>> begin Input rows

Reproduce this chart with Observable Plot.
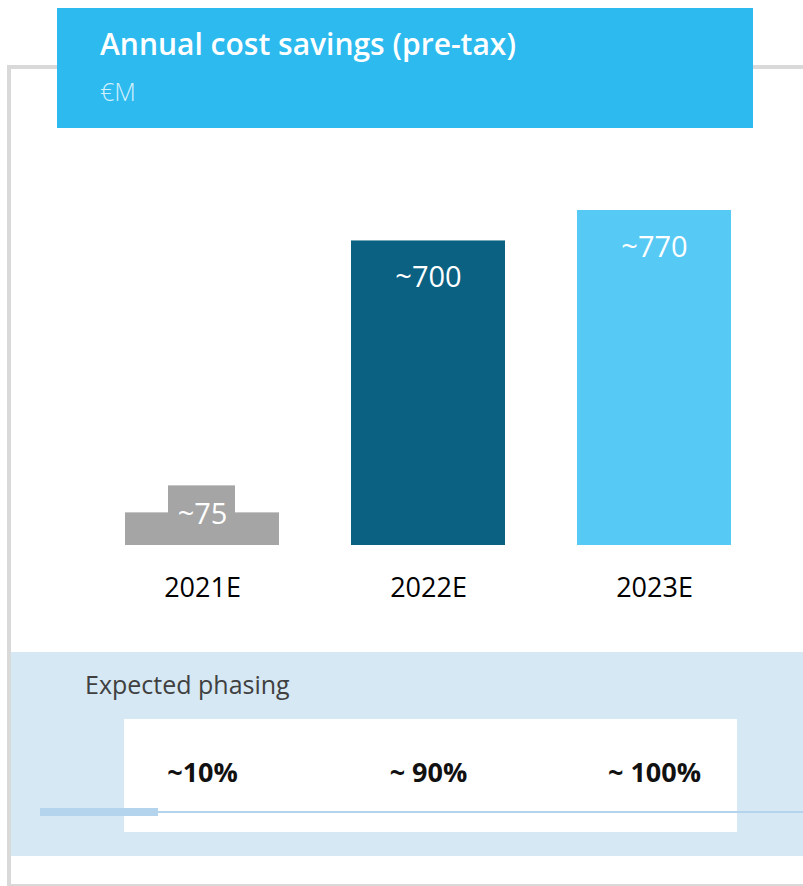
<!DOCTYPE html>
<html>
<head>
<meta charset="utf-8">
<script src="https://cdn.jsdelivr.net/npm/d3@7"></script>
<script src="https://cdn.jsdelivr.net/npm/@observablehq/plot@0.6"></script>
<style>
  html, body { margin: 0; padding: 0; background: #fff; }
  body { width: 803px; height: 886px; position: relative; overflow: hidden; font-family: "Open Sans", "Noto Sans", sans-serif; }
  .abs { position: absolute; }
  #frame { left: 7px; top: 65px; width: 820px; height: 815px; border: 4px solid #D9D9D9; box-sizing: content-box; }
  #band { left: 11px; top: 652px; width: 792px; height: 204px; background: #D6E8F4; }
  #whitebox { left: 124px; top: 719px; width: 613px; height: 113px; background: #fff; }
  #header { left: 57px; top: 8px; width: 696px; height: 120px; background: #2CBAEF; }
  #title { left: 100px; top: 29px; color: #fff; font-size: 30px; font-weight: 600; line-height: 1; white-space: nowrap; }
  #subtitle { left: 100px; top: 79px; color: #D2F0FC; font-size: 25px; font-weight: 300; line-height: 1; white-space: nowrap; }
  #phasingLabel { left: 85px; top: 672px; color: #404040; font-size: 25px; font-weight: 400; line-height: 1; white-space: nowrap; }
  #lineThin { left: 40px; top: 811px; width: 763px; height: 2px; background: #B4D4EE; }
  #lineThick { left: 40px; top: 808px; width: 118px; height: 8px; background: #B4D4EE; }
  #chart { left: 0; top: 130px; }
  #phasing { left: 0; top: 719px; }
</style>
</head>
<body>
<div id="frame" class="abs"></div>
<div id="band" class="abs"></div>
<div id="whitebox" class="abs"></div>
<div id="lineThin" class="abs"></div>
<div id="lineThick" class="abs"></div>
<div id="header" class="abs"></div>
<div id="title" class="abs">Annual cost savings (pre-tax)</div>
<div id="subtitle" class="abs">€M</div>
<div id="phasingLabel" class="abs">Expected phasing</div>
<div id="chart" class="abs"></div>
<div id="phasing" class="abs"></div>
<script>
// ---- data ----
const years = ["2021E", "2022E", "2023E"];
const savings = [75, 700, 770];
const valueLabels = ["~75", "~700", "~770"];
const phasing = ["~10%", "~ 90%", "~ 100%"];

const barColors = ["#A5A5A5", "#0B6182", "#56C9F4"];

const rows = years.map((y, i) => ({year: y, value: savings[i], label: valueLabels[i], phase: phasing[i]}));
const smallRows = rows.filter(d => d.value < 200);
const bigRows = rows.filter(d => d.value >= 200);

const xScale = {type: "band", domain: years, range: [51.4, 805], padding: 0.32, align: 0.5};
const fontFamily = "'Open Sans', 'Noto Sans', sans-serif";

const chart = Plot.plot({
  width: 803,
  height: 490,
  marginLeft: 0, marginRight: 0, marginTop: 0, marginBottom: 75,
  style: {fontFamily, background: "transparent", overflow: "visible"},
  x: {...xScale, label: null},
  y: {domain: [0, 770], range: [415, 80], axis: null},
  color: {domain: years, range: barColors},
  marks: [
    Plot.barY(rows, {x: "year", y: "value", fill: "year"}),
    // label box for the short bar
    Plot.barY(smallRows, {x: "year", y: "value", fill: "year", insetLeft: 43, insetRight: 44, insetTop: -27}),
    Plot.text(smallRows, {x: "year", y: "value", text: "label", fill: "#fff", fontSize: 29, lineAnchor: "bottom", dy: 11}),
    Plot.text(bigRows, {x: "year", y: "value", text: "label", fill: "#fff", fontSize: 29, lineAnchor: "bottom", dy: 46}),
    Plot.axisX({tickSize: 0, tickPadding: 32, fontSize: 27, fill: "#000", color: "#000", label: null})
  ]
});
document.getElementById("chart").appendChild(chart);

const phasePlot = Plot.plot({
  width: 803,
  height: 113,
  margin: 0,
  style: {fontFamily, background: "transparent", overflow: "visible"},
  x: {...xScale, axis: null},
  marks: [
    Plot.text(rows, {x: "year", text: "phase", frameAnchor: "top", lineAnchor: "bottom", dy: 62, fontSize: 27, fontWeight: 700, fill: "#111"})
  ]
});
document.getElementById("phasing").appendChild(phasePlot);
</script>
</body>
</html>
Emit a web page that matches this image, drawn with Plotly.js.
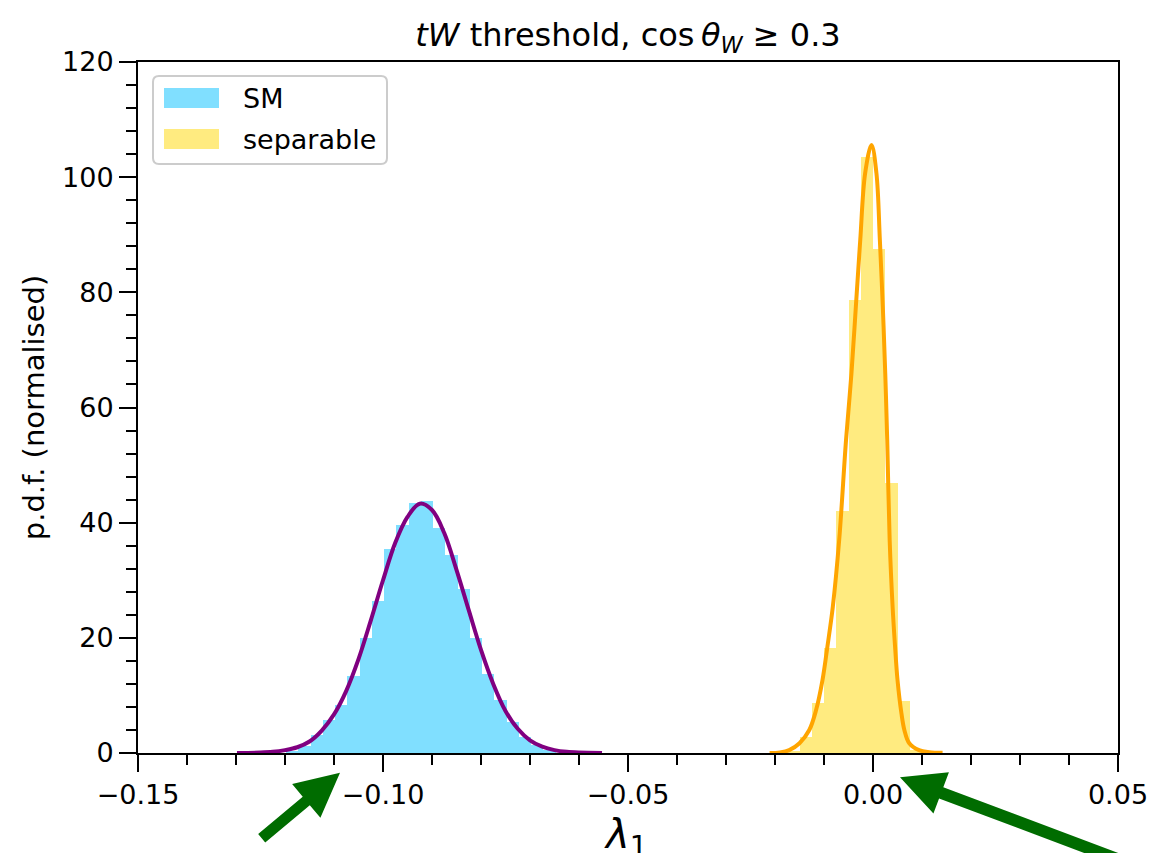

>> end Input rows

> [Challenge] Write out the listing above again, exactly, but with no pictures in the copy.

> [Full output]
Reproduce this chart with Observable Plot.
<!DOCTYPE html>
<html>
<head>
<meta charset="utf-8">
<script src="https://cdn.jsdelivr.net/npm/d3@7"></script>
<script src="https://cdn.jsdelivr.net/npm/@observablehq/plot@0.6"></script>
<style>
  html, body { margin: 0; padding: 0; background: #fff; }
  body { width: 803px; height: 886px; position: relative; overflow: hidden; font-family: "Open Sans", "Noto Sans", sans-serif; }
  .abs { position: absolute; }
  #frame { left: 7px; top: 65px; width: 820px; height: 815px; border: 4px solid #D9D9D9; box-sizing: content-box; }
  #band { left: 11px; top: 652px; width: 792px; height: 204px; background: #D6E8F4; }
  #whitebox { left: 124px; top: 719px; width: 613px; height: 113px; background: #fff; }
  #header { left: 57px; top: 8px; width: 696px; height: 120px; background: #2CBAEF; }
  #title { left: 100px; top: 29px; color: #fff; font-size: 30px; font-weight: 600; line-height: 1; white-space: nowrap; }
  #subtitle { left: 100px; top: 79px; color: #D2F0FC; font-size: 25px; font-weight: 300; line-height: 1; white-space: nowrap; }
  #phasingLabel { left: 85px; top: 672px; color: #404040; font-size: 25px; font-weight: 400; line-height: 1; white-space: nowrap; }
  #lineThin { left: 40px; top: 811px; width: 763px; height: 2px; background: #B4D4EE; }
  #lineThick { left: 40px; top: 808px; width: 118px; height: 8px; background: #B4D4EE; }
  #chart { left: 0; top: 130px; }
  #phasing { left: 0; top: 719px; }
</style>
</head>
<body>
<div id="frame" class="abs"></div>
<div id="band" class="abs"></div>
<div id="whitebox" class="abs"></div>
<div id="lineThin" class="abs"></div>
<div id="lineThick" class="abs"></div>
<div id="header" class="abs"></div>
<div id="title" class="abs">Annual cost savings (pre-tax)</div>
<div id="subtitle" class="abs">€M</div>
<div id="phasingLabel" class="abs">Expected phasing</div>
<div id="chart" class="abs"></div>
<div id="phasing" class="abs"></div>
<script>
// ---- data ----
const years = ["2021E", "2022E", "2023E"];
const savings = [75, 700, 770];
const valueLabels = ["~75", "~700", "~770"];
const phasing = ["~10%", "~ 90%", "~ 100%"];

const barColors = ["#A5A5A5", "#0B6182", "#56C9F4"];

const rows = years.map((y, i) => ({year: y, value: savings[i], label: valueLabels[i], phase: phasing[i]}));
const smallRows = rows.filter(d => d.value < 200);
const bigRows = rows.filter(d => d.value >= 200);

const xScale = {type: "band", domain: years, range: [51.4, 805], padding: 0.32, align: 0.5};
const fontFamily = "'Open Sans', 'Noto Sans', sans-serif";

const chart = Plot.plot({
  width: 803,
  height: 490,
  marginLeft: 0, marginRight: 0, marginTop: 0, marginBottom: 75,
  style: {fontFamily, background: "transparent", overflow: "visible"},
  x: {...xScale, label: null},
  y: {domain: [0, 770], range: [415, 80], axis: null},
  color: {domain: years, range: barColors},
  marks: [
    Plot.barY(rows, {x: "year", y: "value", fill: "year"}),
    // label box for the short bar
    Plot.barY(smallRows, {x: "year", y: "value", fill: "year", insetLeft: 43, insetRight: 44, insetTop: -27}),
    Plot.text(smallRows, {x: "year", y: "value", text: "label", fill: "#fff", fontSize: 29, lineAnchor: "bottom", dy: 11}),
    Plot.text(bigRows, {x: "year", y: "value", text: "label", fill: "#fff", fontSize: 29, lineAnchor: "bottom", dy: 46}),
    Plot.axisX({tickSize: 0, tickPadding: 32, fontSize: 27, fill: "#000", color: "#000", label: null})
  ]
});
document.getElementById("chart").appendChild(chart);

const phasePlot = Plot.plot({
  width: 803,
  height: 113,
  margin: 0,
  style: {fontFamily, background: "transparent", overflow: "visible"},
  x: {...xScale, axis: null},
  marks: [
    Plot.text(rows, {x: "year", text: "phase", frameAnchor: "top", lineAnchor: "bottom", dy: 62, fontSize: 27, fontWeight: 700, fill: "#111"})
  ]
});
document.getElementById("phasing").appendChild(phasePlot);
</script>
</body>
</html>
Emit a web page that matches this image, drawn with Plotly.js.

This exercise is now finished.